A “limpeza” é mais que um mero apagamento, são sobreposições de camadas de pintura. O que acontece na parede torna-se uma construção coletiva. O resultado dessa dialética reflete na particularidade do espaço. Esses eventos tornam a parede do conjunto habitacional algo singular, dinâmico, evidenciando uma cidade viva.
De certa maneira o graffiti é uma ferramenta que dá voz àqueles que são silenciados através das relações de poder. Através do graffiti, os coadjuvantes da cidade protagonizam-se no espaço, seja de forma reivindicatória, provocativa ou até mesmo despretensiosa.
A intervenção urbana é um agente transformador. Mais do que ser notado e ser reconhecido, as pessoas querem comunicar-se criticamente no espaço. E o graffiti — e o seu combate — são formas de exercer esse direito de mudar a cidade. O exercício desse direito tem um efeito coletivo, positivo ou não, são fatores que incentivam a tirar a sociedade da passividade. “A liberdade de construir e reconstruir a cidade e a nós mesmos é um dos mais preciosos e negligenciados direitos humanos” [4]. Independente dos adeptos e haters, o graffiti e a arte urbana são formas de exercer a liberdade deste precioso direito de transformar o espaço de quem faz e de quem vê.
Referências:
[1] Gitahy, C. (1999). O que é grafite. Braziliense, São Paulo.
[2] Schacter, R. (2008).

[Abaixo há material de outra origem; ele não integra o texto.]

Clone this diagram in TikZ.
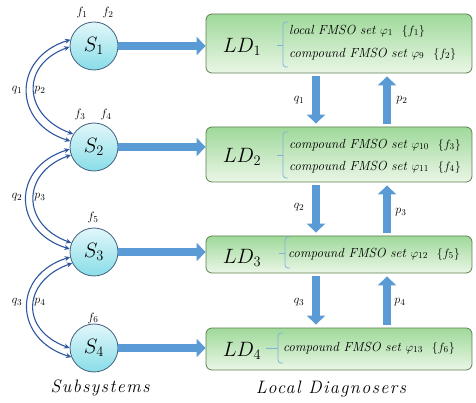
\documentclass[tikz,border=0pt]{standalone}
\usepackage{fontspec}
\setmainfont{Latin Modern Roman}
\usetikzlibrary{arrows.meta}
\definecolor{arrblue}{HTML}{5B9BD5}
\definecolor{linkblue}{HTML}{2F56A0}
\definecolor{bracecol}{HTML}{7FB2DE}
\definecolor{boxborder}{HTML}{5E8050}
\definecolor{circborder}{HTML}{41607F}
\definecolor{cyantop}{HTML}{E2F7FA}
\definecolor{cyanbot}{HTML}{88DDE8}
\definecolor{greentop}{HTML}{9FD99A}
\definecolor{greenbot}{HTML}{EAF6E6}
\newcommand{\capspaced}[1]{{\fontsize{18}{20}\selectfont\itshape\addfontfeatures{LetterSpace=8}#1}}
\begin{document}
\begin{tikzpicture}[x=1pt,y=-1pt,
  sub/.style={circle,draw=circborder,line width=0.8pt,top color=cyantop,bottom color=cyanbot,
    minimum size=48pt,inner sep=0pt,font=\fontsize{20}{22}\selectfont},
  ldbox/.style={draw=boxborder,line width=0.8pt,rounded corners=6pt,top color=greentop,
    bottom color=greenbot,minimum width=266pt,inner sep=0pt},
  bigarrow/.style={draw=arrblue,line width=8pt,-{Triangle[length=9pt,width=18pt]}},
  link/.style={draw=linkblue,line width=1.1pt,{Stealth[length=5.5pt,width=5pt]}-{Stealth[length=5.5pt,width=5pt]}},
  lbl/.style={inner sep=0pt,font=\fontsize{13}{14}\selectfont},
  ldlbl/.style={inner sep=0pt,font=\fontsize{20}{22}\selectfont},
  settext/.style={inner sep=0pt,anchor=west,font=\fontsize{13.2}{15}\selectfont\itshape},
  bracestyle/.style={draw=bracecol,line width=0.8pt},
  caption/.style={inner sep=0pt}
]
\useasboundingbox (0,0) rectangle (476,403);

% subsystems
\node[sub] (S1) at (94,46) {$S_1$};
\node[sub] (S2) at (94,147) {$S_2$};
\node[sub] (S3) at (94,252) {$S_3$};
\node[sub] (S4) at (94,348) {$S_4$};

\node[lbl] (f1) at (82,13) {$f_1$};
\node[lbl] (f2) at (108,13) {$f_2$};
\node[lbl] (f3) at (80,115) {$f_3$};
\node[lbl] (f4) at (106,115) {$f_4$};
\node[lbl] (f5) at (93,218) {$f_5$};
\node[lbl] (f6) at (93,318) {$f_6$};

% local diagnosers
\node[ldbox,minimum height=59pt] (LD1) at (339,43.5) {};
\node[ldbox,minimum height=55pt] (LD2) at (339,154.5) {};
\node[ldbox,minimum height=37pt] (LD3) at (339,254.5) {};
\node[ldbox,minimum height=42pt] (LD4) at (339,349) {};

\node[ldlbl] (L1) at (242,47) {$LD_1$};
\node[ldlbl] (L2) at (242,157) {$LD_2$};
\node[ldlbl] (L3) at (242,258) {$LD_3$};
\node[ldlbl] (L4) at (242,351) {$LD_4$};

% braces
\draw[bracestyle,rounded corners=3pt] (288,22) -- (283,22) -- (283,45);
\draw[bracestyle,rounded corners=3pt] (283,45) -- (283,67) -- (288,67);
\draw[bracestyle] (277,45) -- (283,45);
\draw[bracestyle,rounded corners=3pt] (288,132) -- (283,132) -- (283,155);
\draw[bracestyle,rounded corners=3pt] (283,155) -- (283,178) -- (288,178);
\draw[bracestyle] (277,155) -- (283,155);
\draw[bracestyle,rounded corners=3pt] (290,237) -- (285,237) -- (285,253);
\draw[bracestyle,rounded corners=3pt] (285,253) -- (285,268) -- (290,268);
\draw[bracestyle] (279,253) -- (285,253);
\draw[bracestyle,rounded corners=3pt] (283,333) -- (278,333) -- (278,348);
\draw[bracestyle,rounded corners=3pt] (278,348) -- (278,363) -- (283,363);
\draw[bracestyle] (266,348) -- (278,348);

\node[settext] (t11) at (289,31) {local FMSO set $\varphi_{1}$\hspace{9pt}$\{f_1\}$};
\node[settext] (t12) at (289,54) {compound FMSO set $\varphi_{9}$\hspace{9pt}$\{f_2\}$};
\node[settext] (t21) at (289,145) {compound FMSO set $\varphi_{10}$\hspace{9pt}$\{f_3\}$};
\node[settext] (t22) at (289,167) {compound FMSO set $\varphi_{11}$\hspace{9pt}$\{f_4\}$};
\node[settext] (t31) at (288,254) {compound FMSO set $\varphi_{12}$\hspace{9pt}$\{f_5\}$};
\node[settext] (t41) at (283,348) {compound FMSO set $\varphi_{13}$\hspace{9pt}$\{f_6\}$};

% horizontal arrows
\draw[bigarrow] (S1.east) -- (S1.east -| LD1.west);
\draw[bigarrow] (S2.east) -- (S2.east -| LD2.west);
\draw[bigarrow] (S3.east) -- (S3.east -| LD3.west);
\draw[bigarrow] (S4.east) -- (S4.east -| LD4.west);

% vertical arrows
\draw[bigarrow,shorten <=3pt,shorten >=3pt] ([xshift=-23pt]LD1.south) -- ([xshift=-23pt]LD2.north);
\draw[bigarrow,shorten <=3pt,shorten >=3pt] ([xshift=48pt]LD2.north) -- ([xshift=48pt]LD1.south);
\draw[bigarrow,shorten <=3pt,shorten >=3pt] ([xshift=-23pt]LD2.south) -- ([xshift=-23pt]LD3.north);
\draw[bigarrow,shorten <=3pt,shorten >=3pt] ([xshift=48pt]LD3.north) -- ([xshift=48pt]LD2.south);
\draw[bigarrow,shorten <=3pt,shorten >=3pt] ([xshift=-23pt]LD3.south) -- ([xshift=-23pt]LD4.north);
\draw[bigarrow,shorten <=3pt,shorten >=3pt] ([xshift=48pt]LD4.north) -- ([xshift=48pt]LD3.south);

\node[lbl] (vq1) at (299,100) {$q_1$};
\node[lbl] (vp2) at (402,100) {$p_2$};
\node[lbl] (vq2) at (299,207) {$q_2$};
\node[lbl] (vp3) at (401,212) {$p_3$};
\node[lbl] (vq3) at (299,302) {$q_3$};
\node[lbl] (vp4) at (400,302) {$p_4$};

% links between subsystems
\draw[link] (S1.165) .. controls +(-58,18) and +(-58,-18) .. (S2.166);
\draw[link] (S1.182) .. controls +(-50,18) and +(-50,-18) .. (S2.148);
\draw[link] (S2.185) .. controls +(-58,18) and +(-58,-18) .. (S3.173);
\draw[link] (S2.199) .. controls +(-50,18) and +(-50,-18) .. (S3.158);
\draw[link] (S3.192) .. controls +(-58,18) and +(-58,-18) .. (S4.202);
\draw[link] (S3.207) .. controls +(-50,18) and +(-50,-18) .. (S4.180);

\node[lbl] (lq1) at (17,90) {$q_1$};
\node[lbl] (lp2) at (40,90) {$p_2$};
\node[lbl] (lq2) at (17,197) {$q_2$};
\node[lbl] (lp3) at (40,197) {$p_3$};
\node[lbl] (lq3) at (17,302) {$q_3$};
\node[lbl] (lp4) at (40,302) {$p_4$};

\node[caption] (cap1) at (100,388) {\capspaced{Subsystems}};
\node[caption] (cap2) at (331,389) {\capspaced{Local Diagnosers}};
\end{tikzpicture}
\end{document}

An ethnography of Iconoclash: An investigation into the production, consumption and destruction of street-art in London in Journal of Material Culture, nº 13, pp. 35-61.
[3] Ferro, L. (2016). Da rua para o mundo: etnografia urbana comparada do graffiti e do parkour. (1 ed.). Lisboa: ICS.
[4] Harvey, D. (2012). O Direito à Cidade. Lutas Sociais. n.29, p.73-89. São Paulo.